While looking at articles relevant to the Riemann Hypothesis, I've seen that the Riemann-Siegel Z-function $Z(t)$ is frequently used to study the Riemann zeta function along the critical line. Therefore, I decided to go on the Wolfram Functions site, and look up some interesting properties of that function. One of them I especially found interesting was this one (Formula 10.04.21.0001.01):
$$\int_0^{\infty} \frac{(3-\sqrt{8}\cos(\log(2)t))Z(t)^2}{t^2+\frac{1}{4}}~dt=\pi \log(2) \tag{1}$$ However, the site does not provide a proof of this result. Therefore, this leads me to my current question:
Question: How can we prove $(1)$?
In case one does not know the definition of $Z(t)$, it can be defined as: $$Z(t)=e^{i\theta(t)}\zeta\left(\frac{1}{2}+it\right),$$ where $\theta(\cdot )$ and $\zeta(\cdot )$ are the Riemann-Siegel Theta and Riemann Zeta functions respectively. One definition of $\theta(t)$ is: $$\theta(t) = \arg \left(\Gamma\left(\frac{2it+1}{4}\right)\right)- \frac{\log \pi}{2} t,$$ where $\Gamma(\cdot )$ is the Gamma function.

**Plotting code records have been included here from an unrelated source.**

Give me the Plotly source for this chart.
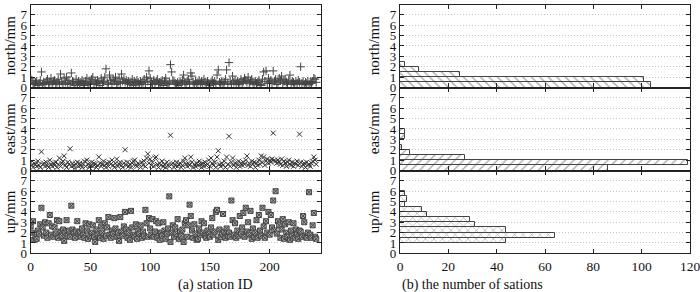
import plotly.graph_objects as go

station_ids = list(range(240))

north = [
    0.9, 0.7, 0.4, 0.3, 0.5, 0.6, 0.2, 0.4, 0.7, 1.5, 0.3, 0.5, 0.4, 0.6, 0.8, 0.3, 0.5, 0.9, 0.4, 0.6,
    0.7, 0.3, 0.5, 0.8, 0.4, 1.3, 0.6, 0.3, 0.9, 0.5, 1.0, 0.4, 0.7, 0.3, 1.4, 0.6, 0.5, 0.2, 0.8, 0.4,
    0.6, 0.3, 0.5, 0.7, 0.4, 0.2, 0.6, 0.9, 0.3, 0.5, 0.4, 0.8, 1.0, 0.3, 0.6, 0.4, 0.7, 0.5, 0.2, 0.9,
    0.4, 0.6, 1.0, 1.8, 0.5, 0.3, 1.2, 0.7, 0.4, 0.8, 0.6, 1.0, 0.3, 0.5, 0.9, 0.4, 1.3, 0.6, 0.8, 0.5,
    0.7, 0.4, 0.6, 0.3, 0.5, 0.8, 0.2, 0.6, 0.4, 0.7, 0.5, 0.3, 0.6, 0.4, 0.5, 0.8, 0.3, 1.0, 0.6, 1.6,
    0.9, 0.5, 0.3, 0.7, 0.4, 0.6, 0.8, 0.3, 0.5, 0.4, 0.7, 0.2, 0.6, 0.9, 0.4, 0.3, 0.5, 2.2, 1.5, 0.7,
    0.6, 0.4, 0.3, 0.5, 0.2, 0.6, 0.4, 0.7, 1.2, 0.5, 0.3, 0.6, 0.8, 0.4, 1.4, 1.1, 0.5, 0.3, 0.6, 0.4,
    0.5, 0.7, 0.3, 0.6, 0.4, 0.8, 0.5, 0.3, 0.6, 0.4, 0.2, 0.5, 0.7, 0.4, 0.6, 0.3, 1.2, 1.7, 0.5, 0.4,
    0.6, 0.3, 0.5, 0.8, 1.7, 0.4, 2.4, 0.6, 0.3, 1.1, 0.5, 0.7, 0.4, 0.6, 0.3, 0.5, 0.8, 0.4, 0.6, 0.9,
    0.7, 0.5, 1.0, 0.4, 0.6, 0.8, 0.5, 0.3, 0.6, 0.4, 0.5, 0.7, 0.3, 0.2, 0.8, 1.5, 0.6, 1.6, 0.4, 0.9,
    0.5, 0.7, 0.4, 1.6, 0.6, 0.8, 0.3, 0.5, 0.9, 0.7, 1.1, 0.4, 0.6, 0.8, 0.5, 0.3, 0.7, 1.2, 0.4, 0.6,
    0.5, 0.3, 0.6, 0.4, 0.7, 0.5, 2.0, 0.4, 0.6, 0.3, 0.5, 0.4, 0.6, 0.3, 0.5, 0.4, 0.6, 0.9, 0.8, 0.5,
]

east = [
    0.8, 0.5, 0.3, 0.7, 0.6, 0.4, 0.9, 0.5, 0.3, 1.8, 0.6, 0.7, 0.4, 0.8, 0.5, 0.3, 1.0, 0.6, 0.4, 0.7,
    0.5, 0.8, 0.3, 0.6, 1.2, 0.4, 0.7, 0.9, 1.4, 0.5, 0.3, 0.8, 0.6, 2.1, 0.4, 0.7, 0.5, 0.2, 0.6, 0.8,
    0.4, 0.7, 0.5, 0.3, 0.6, 0.9, 0.4, 1.0, 0.6, 0.3, 0.5, 0.8, 0.4, 0.7, 0.6, 0.3, 0.5, 1.3, 0.7, 0.4,
    0.6, 0.9, 0.5, 0.3, 0.7, 0.4, 0.8, 0.6, 1.0, 0.5, 0.3, 0.7, 1.1, 0.4, 0.6, 0.8, 0.5, 0.3, 0.7, 2.0,
    0.5, 0.8, 0.4, 0.6, 0.3, 0.7, 0.9, 1.0, 0.5, 0.4, 0.7, 0.6, 0.3, 0.8, 0.5, 0.9, 0.4, 1.2, 1.6, 0.7,
    1.1, 0.5, 0.8, 0.4, 1.2, 1.3, 0.6, 0.3, 0.7, 0.5, 0.9, 0.4, 0.6, 0.3, 0.8, 0.5, 0.4, 3.4, 0.6, 0.7,
    0.3, 0.5, 0.8, 0.4, 0.6, 0.7, 0.3, 0.5, 0.9, 1.2, 0.6, 0.4, 0.7, 0.5, 1.3, 0.8, 0.3, 0.6, 0.4, 0.7,
    0.5, 0.9, 0.6, 0.3, 0.7, 0.4, 0.8, 0.5, 0.6, 1.0, 0.4, 1.2, 0.7, 0.5, 0.8, 0.3, 1.3, 1.9, 0.6, 0.4,
    0.7, 0.5, 0.9, 0.3, 1.3, 0.6, 3.3, 0.4, 0.8, 1.2, 0.5, 0.7, 0.3, 0.6, 0.9, 0.4, 0.7, 0.5, 0.8, 0.6,
    1.0, 1.4, 0.5, 0.7, 0.4, 0.9, 0.6, 0.8, 0.3, 0.7, 0.5, 1.0, 0.6, 1.4, 0.8, 1.3, 0.5, 0.9, 1.1, 0.7,
    1.0, 0.8, 1.1, 3.6, 1.0, 0.9, 0.7, 1.0, 0.8, 0.6, 1.1, 0.5, 0.9, 0.7, 0.4, 0.8, 1.0, 0.6, 0.5, 0.8,
    0.4, 0.7, 0.6, 0.9, 0.5, 3.5, 0.8, 0.4, 0.6, 0.7, 0.3, 0.8, 0.5, 0.6, 0.4, 0.7, 0.9, 1.3, 1.0, 0.6,
]

up = [
    2.6, 2.0, 3.1, 1.3, 1.6, 1.4, 2.2, 1.9, 2.8, 4.4, 2.5, 1.7, 3.0, 2.0, 1.5, 2.9, 3.7, 1.8, 2.6, 1.6,
    2.5, 1.9, 3.2, 1.5, 3.1, 2.1, 1.7, 2.3, 1.2, 2.0, 3.2, 1.8, 2.2, 1.6, 4.6, 2.3, 2.0, 1.5, 2.1, 3.1,
    1.9, 2.1, 1.6, 2.4, 1.8, 1.5, 2.9, 2.2, 1.4, 2.8, 1.7, 2.0, 2.7, 1.6, 1.1, 2.3, 1.8, 3.2, 1.5, 2.6,
    2.0, 1.4, 2.9, 1.7, 2.5, 3.5, 1.8, 1.5, 2.2, 1.9, 3.4, 2.4, 1.6, 2.0, 1.2, 3.5, 2.1, 1.7, 2.6, 4.0,
    2.3, 1.5, 2.0, 1.3, 4.1, 2.5, 1.8, 1.6, 2.8, 1.4, 2.2, 1.9, 2.7, 1.5, 2.1, 1.7, 4.2, 2.9, 1.6, 3.4,
    2.4, 1.8, 3.3, 1.6, 2.1, 3.1, 1.5, 2.9, 1.3, 2.0, 1.7, 3.0, 2.2, 1.4, 1.9, 2.4, 5.5, 1.1, 2.0, 2.7,
    1.6, 2.5, 1.9, 3.3, 1.4, 2.1, 1.7, 2.3, 1.1, 2.9, 3.2, 1.6, 2.7, 4.7, 3.6, 2.2, 1.5, 2.8, 1.9, 1.3,
    1.4, 2.4, 1.8, 3.1, 2.0, 2.9, 1.7, 1.5, 2.2, 1.9, 1.6, 2.5, 3.4, 1.8, 2.1, 4.0, 4.2, 1.3, 2.3, 1.6,
    1.9, 3.8, 2.1, 1.5, 2.4, 1.7, 2.0, 1.6, 5.1, 3.2, 1.8, 2.9, 1.5, 2.2, 1.7, 3.6, 1.9, 2.5, 3.9, 1.6,
    4.4, 2.1, 3.0, 1.8, 4.1, 1.4, 2.4, 1.6, 2.0, 3.2, 1.5, 3.7, 2.2, 1.7, 4.4, 2.6, 1.5, 3.1, 2.0, 4.0,
    1.8, 3.7, 2.5, 5.1, 2.2, 6.0, 1.9, 3.1, 2.7, 1.5, 2.3, 3.3, 1.4, 2.8, 2.0, 1.6, 3.0, 1.3, 2.2, 1.7,
    2.9, 1.5, 2.3, 1.9, 1.4, 2.2, 2.1, 1.6, 3.6, 3.0, 1.7, 1.5, 2.0, 5.9, 1.8, 1.5, 2.7, 3.9, 1.6, 1.4,
]

# histogram bins (bin centres, mm) and counts of stations
north_bins = [0.25, 0.75, 1.25, 1.75, 2.25]
north_counts = [104, 101, 25, 8, 2]
east_bins = [0.25, 0.75, 1.25, 1.75, 2.25, 3.25, 3.75]
east_counts = [86, 119, 27, 4, 1, 2, 2]
up_bins = [1.25, 1.75, 2.25, 2.75, 3.25, 3.75, 4.25, 4.75, 5.25, 5.75]
up_counts = [44, 64, 44, 31, 29, 11, 9, 2, 3, 2]

y_titles = ["north/mm", "east/mm", "up/mm"]
x_titles = ["(a) station ID", "(b) the number of sations"]

W, H = 700, 292
SERIF = "Liberation Serif"

fig = go.Figure()

# panel geometry (pixels)
left_x = (30.7, 321.0)
right_x = (400.0, 690.0)
rows_px = [(5.0, 87.5), (88.0, 170.5), (171.0, 253.3)]

def xdom(px):
    return [px[0] / W, px[1] / W]

def ydom(px):
    return [(H - px[1]) / H, (H - px[0]) / H]

scatter_series = [north, east, up]
marker_styles = [
    dict(symbol="cross-thin", size=6, color="#444", line=dict(width=1, color="#444")),
    dict(symbol="x-thin", size=5, color="#333", line=dict(width=1, color="#333")),
    dict(symbol="square-x", size=5, color="#a8a8a8", line=dict(width=1, color="#444")),
]
hist = [(north_bins, north_counts, "\\"), (east_bins, east_counts, "/"), (up_bins, up_counts, "x")]

axis_common = dict(
    showline=True, linecolor="#222", linewidth=1.3, mirror="ticks",
    ticks="inside", ticklen=4, tickcolor="#222",
    tickfont=dict(family=SERIF, size=13.5, color="#111"),
    zeroline=False, automargin=False, ticklabeloverflow="allow",
)

for r in range(3):
    li = 2 * r + 1
    ri = 2 * r + 2
    fig.add_trace(go.Scatter(
        x=station_ids, y=scatter_series[r], mode="markers",
        marker=marker_styles[r], xaxis=f"x{li}", yaxis=f"y{li}",
        showlegend=False, cliponaxis=True,
    ))
    bins, counts, shape = hist[r]
    fig.add_trace(go.Bar(
        x=counts, y=bins, orientation="h", width=0.5,
        marker=dict(color="white", line=dict(color="#444", width=1),
                    pattern=dict(shape=shape, fgcolor="#444", bgcolor="white",
                                 size=6, solidity=0.2)),
        xaxis=f"x{ri}", yaxis=f"y{ri}", showlegend=False,
    ))
    last = (r == 2)
    for idx, xpx, xr, dtick in [(li, left_x, [0, 243], 50), (ri, right_x, [0, 120], 20)]:
        xa = dict(axis_common)
        xa.update(domain=xdom(xpx), range=xr, dtick=dtick, tick0=0,
                  anchor=f"y{idx}", showgrid=False,
                  showticklabels=last)
        ya = dict(axis_common)
        ya.update(domain=ydom(rows_px[r]), range=[0, 7.95], tickvals=list(range(8)),
                  tickfont=dict(family=SERIF, size=13, color="#111"),
                  anchor=f"x{idx}", showgrid=True, gridcolor="#c4c4c4",
                  griddash="1px,2px", gridwidth=1)
        fig.layout[f"xaxis{idx}"] = xa
        fig.layout[f"yaxis{idx}"] = ya

annotations = []
for r in range(3):
    yc = (H - (rows_px[r][0] + rows_px[r][1]) / 2) / H
    for xpx in (10, 374):
        annotations.append(dict(
            text=y_titles[r], x=xpx / W, y=yc, xref="paper", yref="paper",
            textangle=-90, showarrow=False, xanchor="center", yanchor="middle",
            font=dict(family=SERIF, size=15, color="#111")))
for i, xpx in enumerate((left_x, right_x)):
    annotations.append(dict(text=x_titles[i], x=(xpx[0] + xpx[1]) / 2 / W, y=(H - 285) / H,
                            xref="paper", yref="paper", showarrow=False, yanchor="middle",
                            font=dict(family=SERIF, size=14, color="#111")))

fig.update_layout(
    width=W, height=H, margin=dict(l=0, r=0, t=0, b=0),
    paper_bgcolor="white", plot_bgcolor="white",
    annotations=annotations, bargap=0,
)

fig.write_html("out.html", config={"displayModeBar": False},
               post_script="document.body.style.margin='0px';document.body.style.padding='0px';")
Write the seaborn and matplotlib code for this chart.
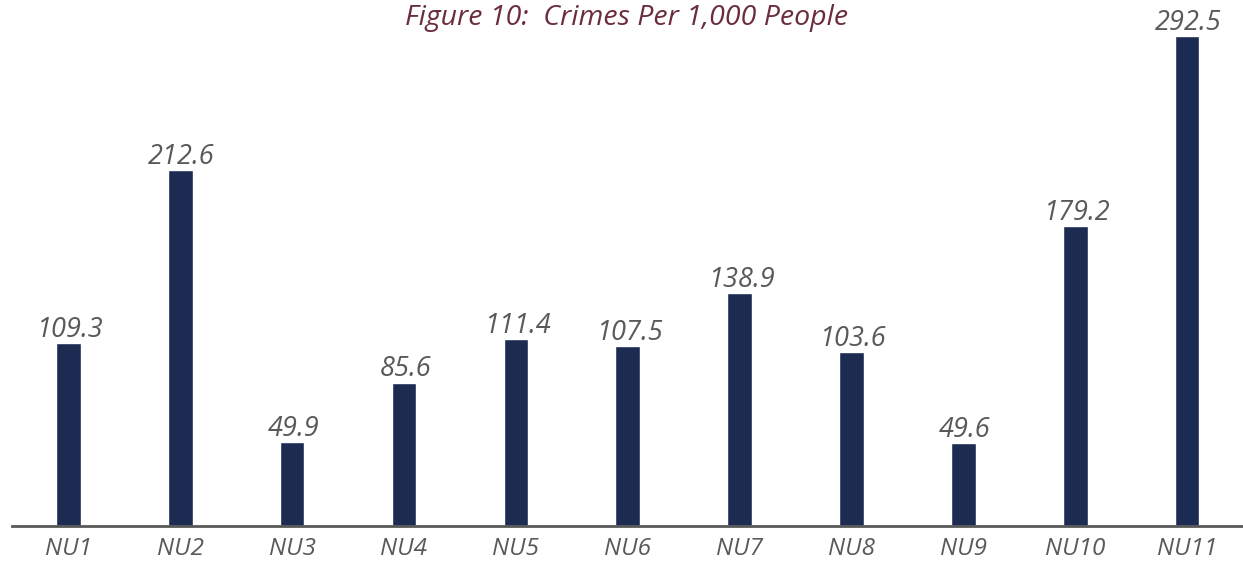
import matplotlib
matplotlib.use("Agg")
import matplotlib.pyplot as plt
import pandas as pd
import seaborn as sns

sns.set_style("white")
plt.rcParams['font.family'] = ['Open Sans', 'DejaVu Sans']

areas = ["NU1", "NU2", "NU3", "NU4", "NU5", "NU6", "NU7", "NU8", "NU9", "NU10", "NU11"]
crimes_per_1000 = [109.3, 212.6, 49.9, 85.6, 111.4, 107.5, 138.9, 103.6, 49.6, 179.2, 292.5]
title = "Figure 10:  Crimes Per 1,000 People"

bar_color = "#1b2b52"
text_gray = "#595959"
title_color = "#6b2d3c"

df = pd.DataFrame({"area": areas, "rate": crimes_per_1000})

fig = plt.figure(figsize=(12.43, 5.63), dpi=100)
ax = fig.add_axes([0.01, 0.0657, 0.99, 0.9343])

sns.barplot(data=df, x="area", y="rate", color=bar_color, width=0.22,
            saturation=1, ax=ax)

# value labels above each bar
for i, v in enumerate(crimes_per_1000):
    ax.annotate(f"{v:.1f}", (i, v), xytext=(1, 4.5), textcoords="offset points",
                ha="center", va="baseline", fontsize=19.5, style="italic",
                color=text_gray, annotation_clip=False)

ax.set_xlim(-0.5, 10.5)
ax.set_ylim(0, 314)
ax.set_xlabel("")
ax.set_ylabel("")
ax.set_yticks([])
ax.tick_params(axis="x", length=0, pad=8, labelsize=17.5, labelcolor=text_gray)
for lbl in ax.get_xticklabels():
    lbl.set_fontstyle("italic")

for side in ["top", "right", "left"]:
    ax.spines[side].set_visible(False)
ax.spines["bottom"].set_color(text_gray)
ax.spines["bottom"].set_linewidth(2)

fig.text(0.504, 0.968, title, ha="center", va="center", fontsize=20.5,
         style="italic", color=title_color)

fig.savefig("out.png", dpi=100)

My first thought was to use the fact that the integrand is even, then consider a contour $C$ going along the real line from $-a$ to $a$ then going counter-clockwise along a semicircle centered at $0$ going from $a$ to $-a$. $$\int_0^{\infty} \frac{(3-\sqrt{8}\cos(\log(2)t))Z(t)^2}{t^2+\frac{1}{4}}~dt=\frac{1}{2}\cdot PV\int_{-\infty}^{\infty} \frac{(3-\sqrt{8}\cos(\log(2)t))Z(t)^2}{t^2+\frac{1}{4}}~dt \tag{2}$$ Hence, we must consider: $$\lim_{a \to \infty}\int_{C} f(z)~dz=\lim_{a\to \infty}\left(\int_{-a}^a f(z)~dz+\int_{\text{arc}} f(z)~dz\right),$$ where $f(z)=\dfrac{(3-\sqrt{8}\cos(\log(2)z))Z(z)^2}{z^2+\frac{1}{4}}$. I found two poles at $z=\pm \frac{i}{2}$, but only $z=\frac{i}{2}$ is bounded by $C$. The residue at that point can be evaluated easily since we know it is a simple pole: $$\operatorname*{Res}_{z=\frac{i}{2}} \dfrac{(3-\sqrt{8}\cos(\log(2)z))Z(z)^2}{z^2+\frac{1}{4}}=\lim_{z\to \frac{i}{2}} \frac{(3-\sqrt{8}\cos(\log(2)z))Z(z)^2}{z+\frac{i}{2}}=-\frac{1}{2}i\log(2)$$ I evaluated the above limit, then confirmed it using Wolfram|Alpha. Multiplying by $2\pi i$ gives $\pi \log(2)$. However, notice that my answer seems to be off by a factor of $\frac{1}{2}$ due to equation $(2)$. Hence, I suspect that either $\lim\limits_{a \to \infty} \int_{\text{arc}}f(z)~dz\neq 0$ is the issue here, or that I missed one of the conditions necessary to apply the residue theorem.
Note: An answer to my question may consist of both real and complex methods.